Saturday, May 24, 2008

1775

I finished. Years I’ve been reading The Complete Poems of Emily Dickinson. Today I came to the last poem. I read the last poem, #1775 per editor T.H. Johnson’s system, which appears on the 716th page.

Tuesday, May 13, 2008

aesthetically detrimental

In a New Yorker profile of Tiki Barber, the pro football player discusses his injuries, some of which, I got the idea, have resulted in chronic pain (certainly true of many another pro baller).

”I have this huge scar on my hip that’s just starting to heal,’ [Barber] said. “It’s under my pants. I take my pants off after the game and I have this laceration on my hips, and I’m, like, how the fuck did that happen, you know? But that’s just football. It’s aesthetically detrimental.”

I like that phrase, “aesthetically detrimental.”

Of course, considering the beefcake shot that illustrates the article one’s curiosity is piqued. Show me your scars, Tiki.

source: The New Yorker, January 29, 2007

Saturday, May 10, 2008

The Best Poetry in the Whole World!

Cristin O’Keefe Aptowicz in her new history of the New York slam scene, Words in Your Face, quotes Guy LeCharles Gonzalez:

“I’ve got a marketing background, so I know: whatever you do, it’s the best. From the beginning, [the fliers I made for louderARTS] said, ‘The Best Open Mic in New York City.’ Suddenly, this is an issue [for people] … The fliers I made for the Open Room also said, ‘Best Open Mic in New York City.’”

There are some who find upsetting the anthologies that claim to be collecting The Best. Is it unfair, even unethical, to represent yourself as The Best?

Does declaring your poetry The Best imply that other poems are inferior? If you have a venue (a stage & a mic, a press) and you say you only choose The Best, what does that say about you? That yours are the unimpeachable Besting criteria?

Anyone who says he publishes only The Best is lying. Anyone who believes he is the best judge of The Best is deluding himself.

At this point I have a certain affection for the outlandish claim. There is no Best Cup of Coffee in the World because there is no single Best. There are bitters and bigs and darks and jolts, grinds and ages. The Best Sonnet ever written! The Greatest Villanelle Ever Held!

You’ll never read a better haiku than my ‘ku!

Saturday, May 03, 2008

Sexton and Madonna

Madonna read Sexton, says Lucy O’Brien in her new Madonna: Like an Icon:

In her teenage years Madonna read Anne Sexton, and discussed with her sisters how much the Pultizer Prize-winning poet looked like Madonna Sr.

[Yes, Madonna was named after her mother. The elder Madonna died of cancer when her daughter was five.]

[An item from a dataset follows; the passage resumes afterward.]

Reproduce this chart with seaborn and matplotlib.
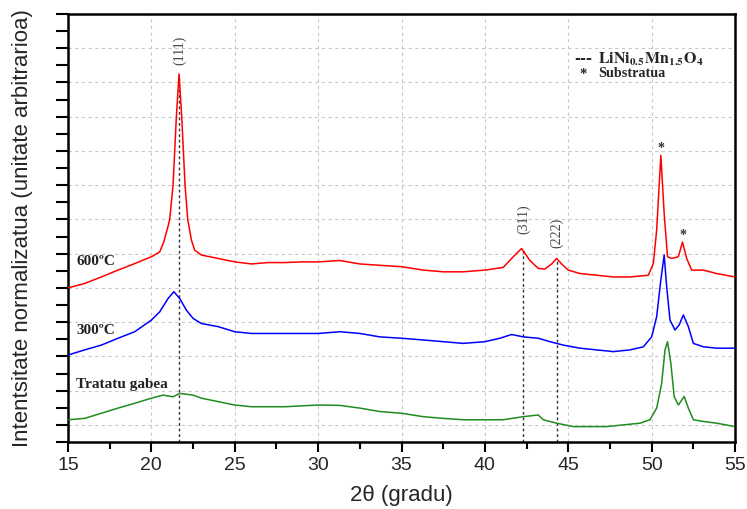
import pandas as pd
import matplotlib
matplotlib.use("Agg")
import matplotlib.pyplot as plt
import seaborn as sns

sns.set_theme(style="ticks")
plt.rcParams["font.family"] = ["Liberation Sans", "DejaVu Sans"]
plt.rcParams["mathtext.fontset"] = "stix"

# 2theta / intensity (offset, arbitrary units)
x_600 = [15.0, 16.0, 17.0, 18.0, 19.0, 20.0, 20.5, 20.75, 21.0, 21.1, 21.3, 21.4, 21.5,
         21.66, 21.82, 21.92, 22.02, 22.18, 22.4, 22.6, 23.0, 24.0, 25.0, 26.0, 27.0, 28.0,
         29.0, 30.0, 31.3, 32.5, 33.7, 35.0, 36.3, 37.5, 38.7, 40.0, 41.1, 41.7, 42.2, 42.7,
         43.2, 43.6, 44.0, 44.3, 44.6, 45.0, 45.7, 46.7, 47.7, 48.7, 49.8, 50.1, 50.3, 50.55,
         50.75, 50.95, 51.2, 51.6, 51.85, 52.1, 52.4, 53.1, 53.9, 55.0]
y_600 = [4.0, 4.13, 4.32, 4.52, 4.71, 4.91, 5.05, 5.35, 5.8, 6.0, 7.0, 8.0, 9.0,
         10.25, 9.0, 8.0, 7.0, 6.0, 5.4, 5.1, 4.96, 4.86, 4.76, 4.7, 4.74, 4.74,
         4.76, 4.76, 4.8, 4.7, 4.66, 4.62, 4.52, 4.47, 4.47, 4.52, 4.6, 4.91, 5.15, 4.8,
         4.57, 4.55, 4.7, 4.86, 4.7, 4.52, 4.42, 4.37, 4.32, 4.32, 4.37, 4.71, 5.69, 7.87,
         6.17, 4.91, 4.86, 4.91, 5.34, 4.86, 4.52, 4.52, 4.42, 4.32]

x_300 = [15.0, 16.0, 17.0, 18.0, 19.0, 20.0, 20.5, 21.0, 21.35, 21.7, 22.1, 22.5, 23.0,
         24.0, 25.0, 26.0, 27.0, 28.0, 30.0, 31.3, 32.5, 33.7, 35.0, 36.3, 37.5, 38.7,
         40.0, 40.9, 41.6, 42.3, 43.2, 43.9, 44.7, 45.7, 46.7, 47.7, 48.7, 49.5, 50.0,
         50.3, 50.55, 50.75, 50.9, 51.1, 51.4, 51.65, 51.9, 52.2, 52.5, 53.1, 53.9, 55.0]
y_300 = [2.04, 2.19, 2.33, 2.53, 2.72, 3.06, 3.3, 3.69, 3.89, 3.69, 3.35, 3.11, 2.96,
         2.87, 2.72, 2.67, 2.67, 2.67, 2.67, 2.72, 2.67, 2.57, 2.53, 2.48, 2.43, 2.38,
         2.43, 2.53, 2.64, 2.57, 2.53, 2.43, 2.33, 2.24, 2.19, 2.14, 2.19, 2.28, 2.57,
         3.16, 4.23, 4.96, 4.03, 3.06, 2.77, 2.92, 3.21, 2.87, 2.38, 2.28, 2.24, 2.24]

x_raw = [15.0, 16.0, 17.0, 18.0, 19.0, 20.0, 20.7, 21.3, 21.7, 22.5, 23.0, 24.0, 25.0,
         26.0, 27.0, 28.0, 30.0, 31.3, 32.5, 33.7, 35.0, 36.3, 37.5, 38.7, 40.0, 41.1,
         42.3, 43.2, 43.5, 44.3, 45.3, 46.3, 47.3, 48.3, 49.3, 49.9, 50.3, 50.6, 50.8,
         50.95, 51.15, 51.35, 51.6, 51.95, 52.2, 52.5, 53.1, 53.9, 55.0]
y_raw = [0.15, 0.19, 0.34, 0.49, 0.63, 0.78, 0.87, 0.82, 0.92, 0.87, 0.78, 0.68, 0.58,
         0.53, 0.53, 0.53, 0.58, 0.57, 0.49, 0.39, 0.34, 0.24, 0.19, 0.15, 0.15, 0.15,
         0.24, 0.29, 0.15, 0.05, -0.05, -0.05, -0.05, 0.0, 0.05, 0.15, 0.49, 1.21, 2.19,
         2.43, 1.8, 0.83, 0.58, 0.83, 0.49, 0.15, 0.1, 0.05, -0.05]

samples = ["600ºC", "300ºC", "Tratatu gabea"]
colors = ["#ff0000", "#0000ff", "#1f8c1f"]

# LiNi0.5Mn1.5O4 reflections and substrate peaks
hkl_labels = ["(111)", "(311)", "(222)"]
hkl_pos = [21.68, 42.3, 44.3]
hkl_top = [10.2, 5.1, 4.85]
sub_pos = [50.55, 51.9]
sub_y = [8.07, 5.54]

df = pd.concat([
    pd.DataFrame({"two_theta": x_600, "intensity": y_600, "sample": samples[0]}),
    pd.DataFrame({"two_theta": x_300, "intensity": y_300, "sample": samples[1]}),
    pd.DataFrame({"two_theta": x_raw, "intensity": y_raw, "sample": samples[2]}),
])

fig = plt.figure(figsize=(7.47, 5.09), dpi=100)
ax = fig.add_axes([0.091, 0.1316, 0.893, 0.841])

sns.lineplot(data=df, x="two_theta", y="intensity", hue="sample",
             palette=dict(zip(samples, colors)), linewidth=1.1, legend=False,
             ax=ax, zorder=3)

ax.vlines(hkl_pos, -0.5, hkl_top, colors="#333333", linestyles=(0, (2, 2)),
          linewidth=1.0, zorder=2)

for lab, xp, yp in zip(hkl_labels, hkl_pos, [10.93, 6.0, 5.6]):
    ax.text(xp, yp, lab, rotation=90, ha="center", va="center",
            fontsize=10, color="#444444", family=["Liberation Serif"])

for xp, yp in zip(sub_pos, sub_y):
    ax.text(xp, yp, "*", ha="center", va="center", fontsize=10,
            fontweight="bold", color="#333333", family=["Liberation Serif"])

# sample labels
for lab, yp in zip(samples, [4.76, 2.77, 1.17]):
    ax.text(15.5, yp, lab, ha="left", va="center", fontsize=11,
            fontweight="bold", color="#222222", family=["Liberation Serif"])

# key in the upper right
ax.text(45.35, 10.69, "‑‑‑", ha="left", va="center", fontsize=10.5,
        fontweight="bold", family=["DejaVu Sans"])
ax.text(46.8, 10.69, r"$\mathbf{LiNi_{0.5}Mn_{1.5}O_4}$", ha="left", va="center",
        fontsize=11.5)
ax.text(45.88, 10.22, "*", ha="center", va="center", fontsize=10.5,
        fontweight="bold", family=["Liberation Serif"])
ax.text(46.8, 10.25, "Substratua", ha="left", va="center", fontsize=10.2,
        fontweight="bold", family=["Liberation Serif"])

ax.set_xlim(15, 55)
ax.set_ylim(-0.5, 12)
ax.set_xticks(range(15, 56, 5))
ax.set_xticks([x + 2.5 for x in range(15, 55, 5)], minor=True)
ax.set_yticks(range(0, 13))
ax.set_yticks([y + 0.5 for y in range(-1, 12)], minor=True)
ax.set_yticklabels([])
ax.tick_params(axis="x", which="major", direction="out", length=7, width=1.5,
               labelsize=14, color="black", pad=4)
ax.tick_params(axis="x", which="minor", direction="out", length=5, width=1.5,
               color="black")
ax.tick_params(axis="y", which="both", direction="out", length=9, width=1.5,
               color="black")
ax.grid(True, which="major", color="#c8c8c8", linestyle=(0, (3, 3)), linewidth=0.8)
for side in ["left", "bottom", "right", "top"]:
    ax.spines[side].set_color("black")
    ax.spines[side].set_linewidth(1.8)

ax.set_xlabel("2θ (gradu)", fontsize=16, labelpad=8)
ax.set_ylabel("Intentsitate normalizatua (unitate arbitrarioa)", fontsize=16,
              labelpad=13)

fig.savefig("out.png", dpi=100)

[Sexton’s] work was highly personal, often autobiographical, and laced at times with gallows humor. Sexton committed suicide in 1974, after publishing eight collections of poetry that combined beat style with high-art Romanticism and a graphic sense of the emerging feminism.

[Madonna was born in 1958 so was 16 when Sexton died.]

[Sexton’s] economy of language and unflinching look at death in poems such as “Madonna,” which was about the death of Sexton’s mother from cancer, would surface later as an influence ... But in the early 1970s, to a teenage girl missing her mother and looking for answers, Sexton’s poetry just offered a strange kind of solace.